> What you should do: Begin with the opening line of the records and extract each line through the one holding "width=91pt, minimum height=45pt]"; pictures are not part of the copy.

> Dataset rows:
● ● ● ● ●
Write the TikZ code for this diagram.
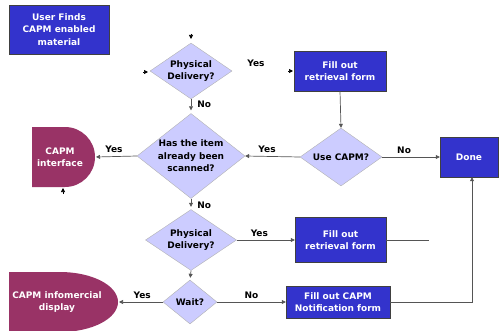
\documentclass[tikz,border=0pt]{standalone}
\usepackage{fontspec}
\setmainfont{DejaVu Sans}
\usetikzlibrary{arrows.meta,shapes.geometric,calc}
\definecolor{boxblue}{RGB}{51,51,204}
\definecolor{decfill}{RGB}{204,204,255}
\definecolor{plum}{RGB}{153,51,102}
\definecolor{wire}{RGB}{85,85,85}
\tikzset{
	txt/.style={font=\fontsize{9}{12.5}\selectfont\bfseries, align=center, inner sep=0pt},
	proc/.style={txt, draw=black!75, fill=boxblue, text=white},
	decision/.style={txt, diamond, draw=black!30, fill=decfill},
	term/.style={txt, text=white},
	lbl/.style={txt},
	flow/.style={draw=wire, line width=0.7pt, -{Triangle[length=4pt,width=4pt]}},
	stub/.style={draw=black, line width=0.7pt, -{Triangle[length=4pt,width=4pt]}}
}

\begin{document}
\begin{tikzpicture}[x=1pt, y=1pt]
			%%%%% START %%%%%
			\useasboundingbox (0, 0) rectangle (500, 330);
			
			\node[proc, minimum width=100pt, minimum height=49pt] (start) at (59, 300.5) {User Finds\\CAPM enabled\\material};
			
			\node[decision, minimum width=82pt, minimum height=56pt, aspect=1.46] (deliv1) at (191, 259) {Physical\\Delivery?};
			\node[proc, minimum width=92pt, minimum height=40pt] (form1) at (340, 259) {Fill out\\retrieval form};
			
			\node[decision, minimum width=108pt, minimum height=85pt, aspect=1.27] (scanned) at (191, 174) {Has the item\\already been\\scanned?};
			\node[decision, minimum width=82pt, minimum height=58pt, aspect=1.41] (usecapm) at (341, 173) {Use CAPM?};
			\node[proc, minimum width=58pt, minimum height=40pt] (done) at (469, 173) {Done};
			
			\node[decision, minimum width=91pt, minimum height=61pt, aspect=1.49] (deliv2) at (191, 90) {Physical\\Delivery?};
			\node[proc, minimum width=91pt, minimum height=45pt] (form2) at (340.5, 90) {Fill out\\retrieval form};
			
			\node[decision, minimum width=54pt, minimum height=44pt, aspect=1.23] (wait) at (190, 28) {Wait?};
			\node[proc, minimum width=104pt, minimum height=32pt] (notify) at (338, 28) {Fill out CAPM\\Notification form};
			
			% purple end shapes
			\fill[plum] (32, 203) -- (65, 203) arc[start angle=90, end angle=-90, radius=30pt] -- (32, 143) -- cycle;
			\node[term] (iface) at (60, 173) {CAPM\\interface};
			\coordinate (iface-r) at (96, 173);
			
			\fill[plum] (9, 58) -- (60, 58) arc[start angle=90, end angle=-90, x radius=58pt, y radius=30pt] -- (9, -2) -- cycle;
			\node[term] (promo) at (57, 28) {CAPM infomercial\\display};
			\coordinate (promo-r) at (119, 28);
			
			% loose arrow tips
			\coordinate (tipA) at (191, 296);
			\coordinate (tipB) at (143, 258);
			\coordinate (tipC) at (288, 259);
			\coordinate (tipD) at (63, 136);
			\draw[stub] (tipA) -- ++(0, -5);
			\draw[stub] (tipB) -- ++(5, 0);
			\draw[stub] (tipC) -- ++(5, 0);
			\draw[stub] (tipD) -- ++(0, 6);
			\node[lbl] (yes1) at (256, 267) {Yes};
			
			% connectors
			\draw[flow, shorten >=3pt] (deliv1.south) -- node[lbl, right=6pt, pos=0.34] (no1) {No} (scanned.north);
			\draw[flow] (form1.south) -- (usecapm.north);
			\draw[flow] (usecapm.west) -- node[lbl, above=3.5pt, pos=0.6] (yes2) {Yes} (scanned.east);
			\draw[flow] (usecapm.east) -- node[lbl, above=3.5pt, pos=0.38] (no2) {No} (done.west);
			\draw[flow] (scanned.west) -- node[lbl, above=3.5pt, pos=0.56] (yes3) {Yes} (iface-r);
			\draw[flow, shorten >=2.5pt] (scanned.south) -- node[lbl, right=6pt, pos=0.6] (no3) {No} (deliv2.north);
			\draw[flow] (deliv2.east) -- node[lbl, above=3.5pt, pos=0.39] (yes4) {Yes} (form2.west);
			\draw[wire, line width=0.7pt] (form2.east) -- ++(43, 0);
			\draw[flow, shorten >=2pt] (deliv2.south) -- (wait.north);
			\draw[flow] (wait.west) -- node[lbl, above=3.5pt, pos=0.47] (yes5) {Yes} (promo-r);
			\draw[flow] (wait.east) -- node[lbl, above=3.5pt, pos=0.5] (no4) {No} (notify.west);
			\draw[flow] (notify.east) -| ($(done.south)+(3, 0)$);
			
			%%%%% END %%%%%
\end{tikzpicture}
\end{document}
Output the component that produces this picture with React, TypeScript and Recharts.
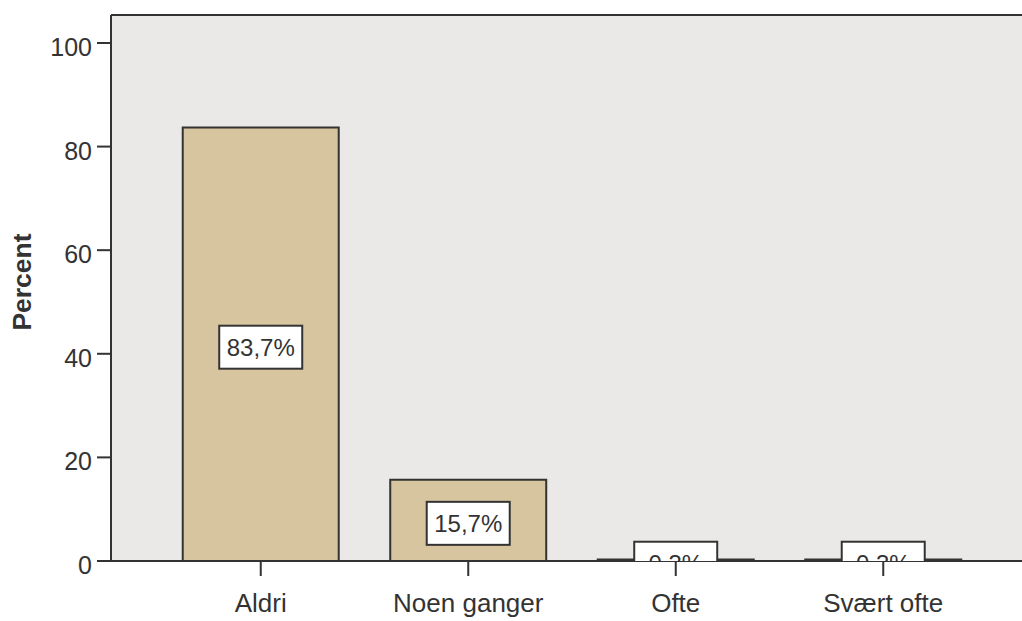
● ● ● ● ●
> Full response:
Write the TikZ code for this diagram.
\documentclass[tikz,border=0pt]{standalone}
\usepackage{fontspec}
\setmainfont{DejaVu Sans}
\usetikzlibrary{arrows.meta,shapes.geometric,calc}
\definecolor{boxblue}{RGB}{51,51,204}
\definecolor{decfill}{RGB}{204,204,255}
\definecolor{plum}{RGB}{153,51,102}
\definecolor{wire}{RGB}{85,85,85}
\tikzset{
	txt/.style={font=\fontsize{9}{12.5}\selectfont\bfseries, align=center, inner sep=0pt},
	proc/.style={txt, draw=black!75, fill=boxblue, text=white},
	decision/.style={txt, diamond, draw=black!30, fill=decfill},
	term/.style={txt, text=white},
	lbl/.style={txt},
	flow/.style={draw=wire, line width=0.7pt, -{Triangle[length=4pt,width=4pt]}},
	stub/.style={draw=black, line width=0.7pt, -{Triangle[length=4pt,width=4pt]}}
}

\begin{document}
\begin{tikzpicture}[x=1pt, y=1pt]
			%%%%% START %%%%%
			\useasboundingbox (0, 0) rectangle (500, 330);
			
			\node[proc, minimum width=100pt, minimum height=49pt] (start) at (59, 300.5) {User Finds\\CAPM enabled\\material};
			
			\node[decision, minimum width=82pt, minimum height=56pt, aspect=1.46] (deliv1) at (191, 259) {Physical\\Delivery?};
			\node[proc, minimum width=92pt, minimum height=40pt] (form1) at (340, 259) {Fill out\\retrieval form};
			
			\node[decision, minimum width=108pt, minimum height=85pt, aspect=1.27] (scanned) at (191, 174) {Has the item\\already been\\scanned?};
			\node[decision, minimum width=82pt, minimum height=58pt, aspect=1.41] (usecapm) at (341, 173) {Use CAPM?};
			\node[proc, minimum width=58pt, minimum height=40pt] (done) at (469, 173) {Done};
			
			\node[decision, minimum width=91pt, minimum height=61pt, aspect=1.49] (deliv2) at (191, 90) {Physical\\Delivery?};
			\node[proc, minimum width=91pt, minimum height=45pt] (form2) at (340.5, 90) {Fill out\\retrieval form};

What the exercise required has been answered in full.